Where a line holds the word "with", copy that line.

▸ Data listing
>>>>>
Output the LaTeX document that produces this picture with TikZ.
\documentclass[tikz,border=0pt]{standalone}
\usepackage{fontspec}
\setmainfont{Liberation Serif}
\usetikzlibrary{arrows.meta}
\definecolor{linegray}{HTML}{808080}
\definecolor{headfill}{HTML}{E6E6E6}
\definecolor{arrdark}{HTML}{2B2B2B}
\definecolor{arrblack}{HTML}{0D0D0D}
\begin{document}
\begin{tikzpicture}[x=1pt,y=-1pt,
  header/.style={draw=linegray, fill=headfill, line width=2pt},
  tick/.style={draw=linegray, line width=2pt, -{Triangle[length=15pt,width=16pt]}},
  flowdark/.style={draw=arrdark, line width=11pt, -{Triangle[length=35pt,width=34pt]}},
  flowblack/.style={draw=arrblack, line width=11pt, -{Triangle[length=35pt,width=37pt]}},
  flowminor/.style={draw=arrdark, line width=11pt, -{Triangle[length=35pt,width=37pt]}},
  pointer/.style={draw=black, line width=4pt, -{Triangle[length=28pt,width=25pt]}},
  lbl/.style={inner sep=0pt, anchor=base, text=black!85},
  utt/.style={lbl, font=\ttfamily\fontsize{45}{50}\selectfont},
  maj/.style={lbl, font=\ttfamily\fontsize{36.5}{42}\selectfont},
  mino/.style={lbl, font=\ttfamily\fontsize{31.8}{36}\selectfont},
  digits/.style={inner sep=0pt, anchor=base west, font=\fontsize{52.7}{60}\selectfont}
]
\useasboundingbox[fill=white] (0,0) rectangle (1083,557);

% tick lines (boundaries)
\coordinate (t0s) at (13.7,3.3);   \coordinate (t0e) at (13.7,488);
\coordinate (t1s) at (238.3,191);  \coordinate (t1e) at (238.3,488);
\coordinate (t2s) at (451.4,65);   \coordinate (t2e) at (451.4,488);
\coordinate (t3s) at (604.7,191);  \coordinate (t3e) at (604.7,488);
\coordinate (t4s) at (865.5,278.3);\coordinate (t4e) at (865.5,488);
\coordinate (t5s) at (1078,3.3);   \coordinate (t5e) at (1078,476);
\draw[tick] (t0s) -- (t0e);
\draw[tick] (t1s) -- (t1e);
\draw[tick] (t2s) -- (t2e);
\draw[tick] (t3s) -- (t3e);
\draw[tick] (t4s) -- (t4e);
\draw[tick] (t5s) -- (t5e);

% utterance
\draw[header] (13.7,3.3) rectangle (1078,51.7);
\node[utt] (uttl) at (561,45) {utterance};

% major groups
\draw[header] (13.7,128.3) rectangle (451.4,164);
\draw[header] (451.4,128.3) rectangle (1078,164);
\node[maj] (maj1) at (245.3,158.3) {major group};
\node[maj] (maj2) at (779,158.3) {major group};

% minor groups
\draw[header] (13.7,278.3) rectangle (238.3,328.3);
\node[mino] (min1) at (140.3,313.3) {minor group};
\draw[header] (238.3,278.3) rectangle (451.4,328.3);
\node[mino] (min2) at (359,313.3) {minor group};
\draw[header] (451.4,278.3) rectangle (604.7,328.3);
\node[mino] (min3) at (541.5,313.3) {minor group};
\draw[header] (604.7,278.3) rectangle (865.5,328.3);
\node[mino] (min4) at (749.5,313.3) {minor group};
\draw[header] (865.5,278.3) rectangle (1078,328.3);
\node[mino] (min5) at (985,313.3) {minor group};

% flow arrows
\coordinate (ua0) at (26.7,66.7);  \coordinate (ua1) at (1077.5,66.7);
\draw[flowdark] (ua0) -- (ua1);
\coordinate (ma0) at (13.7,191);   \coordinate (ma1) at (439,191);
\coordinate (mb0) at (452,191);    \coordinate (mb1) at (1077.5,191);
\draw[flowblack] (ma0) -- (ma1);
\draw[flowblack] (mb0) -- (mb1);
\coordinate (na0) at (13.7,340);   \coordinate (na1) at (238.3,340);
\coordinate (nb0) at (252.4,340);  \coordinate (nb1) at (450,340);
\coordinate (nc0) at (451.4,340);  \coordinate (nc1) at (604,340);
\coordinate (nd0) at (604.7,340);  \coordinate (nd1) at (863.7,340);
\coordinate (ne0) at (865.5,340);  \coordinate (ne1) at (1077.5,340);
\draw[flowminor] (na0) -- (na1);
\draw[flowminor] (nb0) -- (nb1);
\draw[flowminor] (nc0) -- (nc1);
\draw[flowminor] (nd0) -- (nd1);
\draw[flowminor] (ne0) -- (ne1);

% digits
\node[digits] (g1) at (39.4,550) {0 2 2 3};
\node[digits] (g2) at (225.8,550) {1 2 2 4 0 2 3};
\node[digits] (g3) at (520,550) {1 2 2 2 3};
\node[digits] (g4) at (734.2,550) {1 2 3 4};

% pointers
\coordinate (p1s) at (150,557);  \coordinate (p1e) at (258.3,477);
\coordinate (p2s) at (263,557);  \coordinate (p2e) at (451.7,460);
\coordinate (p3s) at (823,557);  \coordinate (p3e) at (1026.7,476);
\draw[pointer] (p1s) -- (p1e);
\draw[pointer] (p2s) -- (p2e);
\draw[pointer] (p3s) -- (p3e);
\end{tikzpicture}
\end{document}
<<<<<
>>>>>
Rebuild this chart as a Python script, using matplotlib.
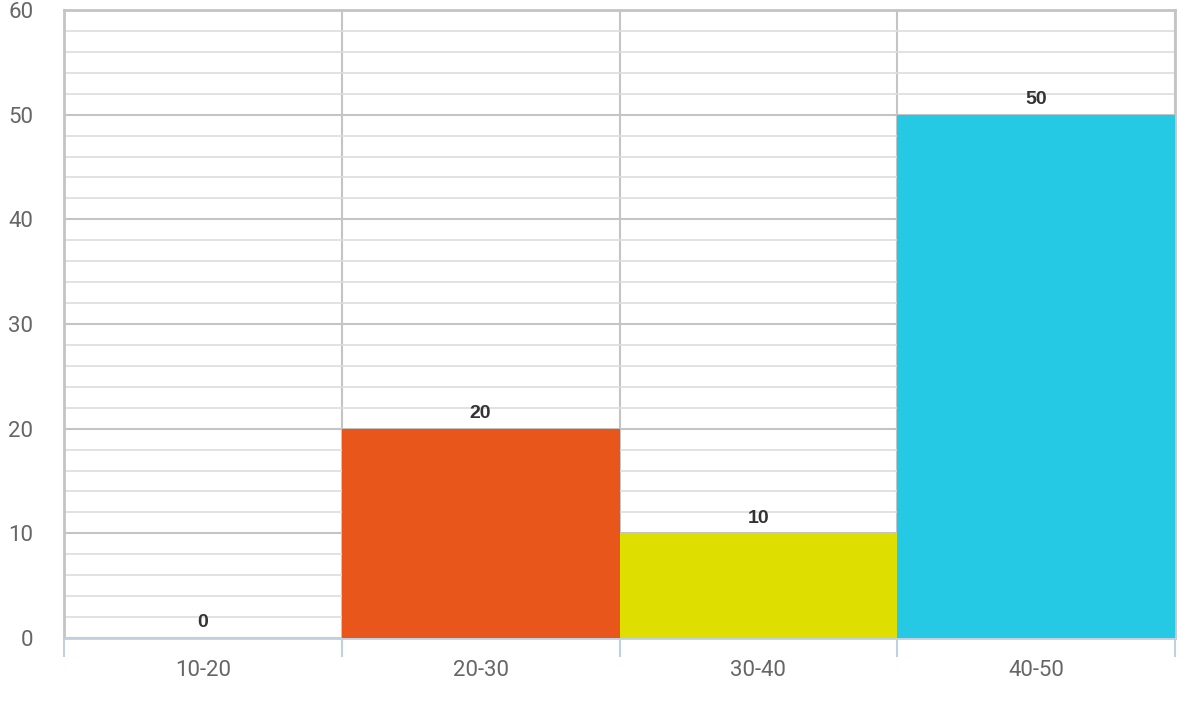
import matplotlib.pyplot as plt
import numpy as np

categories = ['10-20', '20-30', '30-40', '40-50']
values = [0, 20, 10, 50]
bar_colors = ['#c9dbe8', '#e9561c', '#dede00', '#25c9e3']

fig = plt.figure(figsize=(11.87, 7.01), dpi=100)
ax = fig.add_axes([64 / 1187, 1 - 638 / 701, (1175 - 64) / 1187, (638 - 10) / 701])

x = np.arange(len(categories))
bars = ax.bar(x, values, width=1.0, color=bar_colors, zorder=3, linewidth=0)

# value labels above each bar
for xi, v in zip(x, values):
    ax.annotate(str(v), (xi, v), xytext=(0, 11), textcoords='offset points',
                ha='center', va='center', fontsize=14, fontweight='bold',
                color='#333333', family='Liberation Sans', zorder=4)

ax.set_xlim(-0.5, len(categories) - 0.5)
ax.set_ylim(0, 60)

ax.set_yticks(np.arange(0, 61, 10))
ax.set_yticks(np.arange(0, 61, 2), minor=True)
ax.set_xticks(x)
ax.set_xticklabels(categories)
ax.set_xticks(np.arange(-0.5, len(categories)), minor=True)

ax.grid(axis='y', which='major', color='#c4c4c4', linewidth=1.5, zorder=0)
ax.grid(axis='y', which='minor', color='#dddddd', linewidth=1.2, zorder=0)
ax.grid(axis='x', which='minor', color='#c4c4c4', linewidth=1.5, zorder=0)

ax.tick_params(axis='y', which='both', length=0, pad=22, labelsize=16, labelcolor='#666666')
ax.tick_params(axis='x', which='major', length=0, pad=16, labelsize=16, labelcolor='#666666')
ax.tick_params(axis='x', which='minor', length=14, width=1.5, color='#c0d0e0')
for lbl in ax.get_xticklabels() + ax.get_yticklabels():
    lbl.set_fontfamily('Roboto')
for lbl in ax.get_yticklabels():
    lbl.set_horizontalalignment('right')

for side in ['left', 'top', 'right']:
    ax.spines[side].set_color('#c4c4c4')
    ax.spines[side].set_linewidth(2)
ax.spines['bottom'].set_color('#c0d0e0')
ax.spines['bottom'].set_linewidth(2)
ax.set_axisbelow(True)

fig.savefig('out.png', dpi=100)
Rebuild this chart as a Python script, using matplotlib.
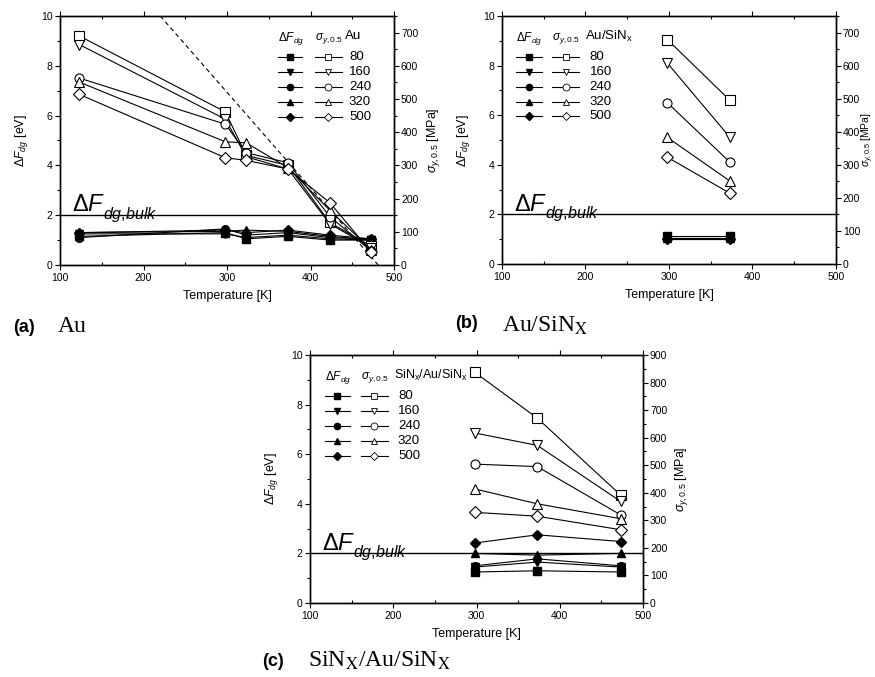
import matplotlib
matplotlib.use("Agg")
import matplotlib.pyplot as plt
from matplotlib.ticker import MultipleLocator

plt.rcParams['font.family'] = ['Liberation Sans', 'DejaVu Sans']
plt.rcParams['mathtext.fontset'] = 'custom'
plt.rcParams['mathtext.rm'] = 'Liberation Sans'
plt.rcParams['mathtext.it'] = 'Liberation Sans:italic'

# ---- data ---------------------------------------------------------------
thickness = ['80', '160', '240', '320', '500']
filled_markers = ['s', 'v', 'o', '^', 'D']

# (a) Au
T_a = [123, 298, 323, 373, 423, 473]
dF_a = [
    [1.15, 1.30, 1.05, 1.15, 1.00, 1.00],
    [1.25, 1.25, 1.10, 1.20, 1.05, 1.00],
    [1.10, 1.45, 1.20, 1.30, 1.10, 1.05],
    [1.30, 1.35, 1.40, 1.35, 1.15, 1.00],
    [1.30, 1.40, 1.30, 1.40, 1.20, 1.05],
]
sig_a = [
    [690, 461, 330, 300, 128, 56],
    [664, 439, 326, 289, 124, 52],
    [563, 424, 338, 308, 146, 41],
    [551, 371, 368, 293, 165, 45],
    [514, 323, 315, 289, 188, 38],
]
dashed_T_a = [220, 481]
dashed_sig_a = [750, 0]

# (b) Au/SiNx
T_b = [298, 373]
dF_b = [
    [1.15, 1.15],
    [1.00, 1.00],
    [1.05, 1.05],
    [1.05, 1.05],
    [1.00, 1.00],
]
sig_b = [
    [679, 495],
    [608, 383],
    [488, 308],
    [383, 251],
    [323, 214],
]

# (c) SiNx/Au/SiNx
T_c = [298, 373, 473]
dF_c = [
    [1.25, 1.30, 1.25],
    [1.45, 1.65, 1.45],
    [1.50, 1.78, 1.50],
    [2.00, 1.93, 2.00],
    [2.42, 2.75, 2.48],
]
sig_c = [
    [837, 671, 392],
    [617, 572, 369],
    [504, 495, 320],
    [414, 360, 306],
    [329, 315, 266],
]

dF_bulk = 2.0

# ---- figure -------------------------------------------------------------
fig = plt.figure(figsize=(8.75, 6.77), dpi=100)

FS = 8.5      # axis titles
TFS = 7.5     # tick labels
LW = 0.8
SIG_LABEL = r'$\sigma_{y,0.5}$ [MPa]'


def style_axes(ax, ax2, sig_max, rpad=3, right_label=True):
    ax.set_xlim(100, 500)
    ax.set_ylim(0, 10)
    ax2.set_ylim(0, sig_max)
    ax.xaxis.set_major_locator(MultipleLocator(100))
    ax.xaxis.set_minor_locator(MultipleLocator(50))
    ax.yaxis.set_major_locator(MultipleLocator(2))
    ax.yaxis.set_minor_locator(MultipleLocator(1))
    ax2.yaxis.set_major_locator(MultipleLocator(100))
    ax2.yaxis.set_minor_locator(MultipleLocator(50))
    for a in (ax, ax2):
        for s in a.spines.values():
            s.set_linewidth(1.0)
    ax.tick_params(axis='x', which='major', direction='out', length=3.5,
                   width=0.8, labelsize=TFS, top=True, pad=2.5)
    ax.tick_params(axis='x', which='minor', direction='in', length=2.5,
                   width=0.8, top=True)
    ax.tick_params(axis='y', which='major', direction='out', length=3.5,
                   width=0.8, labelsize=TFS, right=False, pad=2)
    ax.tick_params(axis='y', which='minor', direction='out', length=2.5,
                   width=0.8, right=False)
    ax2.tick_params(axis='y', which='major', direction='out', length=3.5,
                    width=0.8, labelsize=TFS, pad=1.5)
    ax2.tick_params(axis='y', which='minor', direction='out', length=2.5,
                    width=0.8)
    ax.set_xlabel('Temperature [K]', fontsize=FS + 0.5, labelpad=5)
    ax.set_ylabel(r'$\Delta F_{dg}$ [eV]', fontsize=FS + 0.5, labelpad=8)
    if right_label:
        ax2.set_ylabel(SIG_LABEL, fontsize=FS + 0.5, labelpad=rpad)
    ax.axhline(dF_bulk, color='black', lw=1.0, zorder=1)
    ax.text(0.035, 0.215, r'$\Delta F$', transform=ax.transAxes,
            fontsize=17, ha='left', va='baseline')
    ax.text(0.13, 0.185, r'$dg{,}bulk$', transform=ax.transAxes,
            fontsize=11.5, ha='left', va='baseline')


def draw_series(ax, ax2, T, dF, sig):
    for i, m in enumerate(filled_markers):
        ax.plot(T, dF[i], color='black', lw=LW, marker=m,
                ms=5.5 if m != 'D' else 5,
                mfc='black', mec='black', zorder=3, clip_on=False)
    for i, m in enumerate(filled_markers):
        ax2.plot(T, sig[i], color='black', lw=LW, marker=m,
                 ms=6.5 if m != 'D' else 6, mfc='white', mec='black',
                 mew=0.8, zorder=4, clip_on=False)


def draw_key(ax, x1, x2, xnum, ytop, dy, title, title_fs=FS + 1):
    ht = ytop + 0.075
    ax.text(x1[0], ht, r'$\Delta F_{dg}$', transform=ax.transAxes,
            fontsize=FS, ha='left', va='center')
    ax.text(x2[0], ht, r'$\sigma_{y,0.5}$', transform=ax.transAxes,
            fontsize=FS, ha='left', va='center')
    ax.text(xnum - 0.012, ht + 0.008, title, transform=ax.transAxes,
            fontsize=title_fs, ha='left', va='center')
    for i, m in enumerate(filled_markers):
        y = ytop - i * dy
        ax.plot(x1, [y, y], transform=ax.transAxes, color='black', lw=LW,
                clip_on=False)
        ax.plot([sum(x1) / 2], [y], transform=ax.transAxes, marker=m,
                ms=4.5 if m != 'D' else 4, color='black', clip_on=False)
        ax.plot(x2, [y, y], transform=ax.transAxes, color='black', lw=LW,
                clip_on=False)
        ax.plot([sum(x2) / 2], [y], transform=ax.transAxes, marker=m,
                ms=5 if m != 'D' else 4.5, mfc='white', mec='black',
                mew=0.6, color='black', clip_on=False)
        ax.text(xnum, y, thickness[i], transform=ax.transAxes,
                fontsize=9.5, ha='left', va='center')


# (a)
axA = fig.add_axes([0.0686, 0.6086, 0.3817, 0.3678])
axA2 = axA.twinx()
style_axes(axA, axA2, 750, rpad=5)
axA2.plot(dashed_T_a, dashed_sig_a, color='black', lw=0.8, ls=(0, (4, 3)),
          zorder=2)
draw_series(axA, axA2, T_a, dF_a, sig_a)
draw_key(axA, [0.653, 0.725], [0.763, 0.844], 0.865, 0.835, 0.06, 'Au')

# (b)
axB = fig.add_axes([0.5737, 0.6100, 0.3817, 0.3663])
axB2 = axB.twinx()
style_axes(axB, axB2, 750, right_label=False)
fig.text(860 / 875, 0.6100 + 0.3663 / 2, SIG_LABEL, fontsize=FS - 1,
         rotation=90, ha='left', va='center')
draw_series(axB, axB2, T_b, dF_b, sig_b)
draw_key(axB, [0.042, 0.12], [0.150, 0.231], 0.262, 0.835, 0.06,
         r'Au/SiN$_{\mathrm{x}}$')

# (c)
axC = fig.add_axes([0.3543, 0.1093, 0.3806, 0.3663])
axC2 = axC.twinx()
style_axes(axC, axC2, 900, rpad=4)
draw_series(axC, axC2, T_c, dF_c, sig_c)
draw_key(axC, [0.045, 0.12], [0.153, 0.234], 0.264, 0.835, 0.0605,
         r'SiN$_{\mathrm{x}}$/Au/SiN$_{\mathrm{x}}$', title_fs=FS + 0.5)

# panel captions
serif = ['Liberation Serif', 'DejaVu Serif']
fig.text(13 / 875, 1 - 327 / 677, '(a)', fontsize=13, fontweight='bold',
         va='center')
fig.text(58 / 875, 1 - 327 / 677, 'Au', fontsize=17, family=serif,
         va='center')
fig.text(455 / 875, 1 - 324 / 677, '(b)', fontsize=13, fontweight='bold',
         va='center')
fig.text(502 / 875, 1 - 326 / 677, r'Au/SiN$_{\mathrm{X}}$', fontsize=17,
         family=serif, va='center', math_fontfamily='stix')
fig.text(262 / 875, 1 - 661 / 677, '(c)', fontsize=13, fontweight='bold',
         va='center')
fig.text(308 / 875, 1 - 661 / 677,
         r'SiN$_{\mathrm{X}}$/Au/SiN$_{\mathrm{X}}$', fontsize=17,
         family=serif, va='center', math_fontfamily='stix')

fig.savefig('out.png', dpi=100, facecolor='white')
<<<<<
>>>>>
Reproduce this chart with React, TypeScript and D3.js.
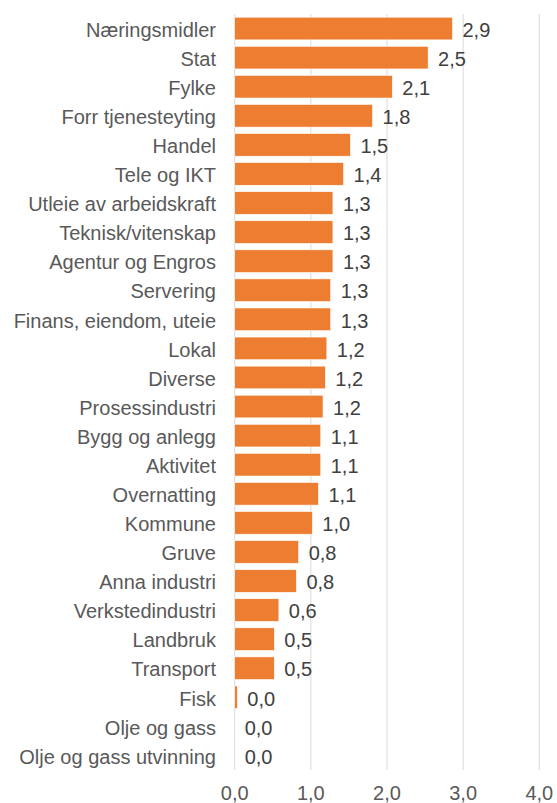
<<<<<
▸ Solution for this problem
Output the LaTeX document that produces this picture with TikZ.
Reproduce this chart with React, TypeScript and D3.js.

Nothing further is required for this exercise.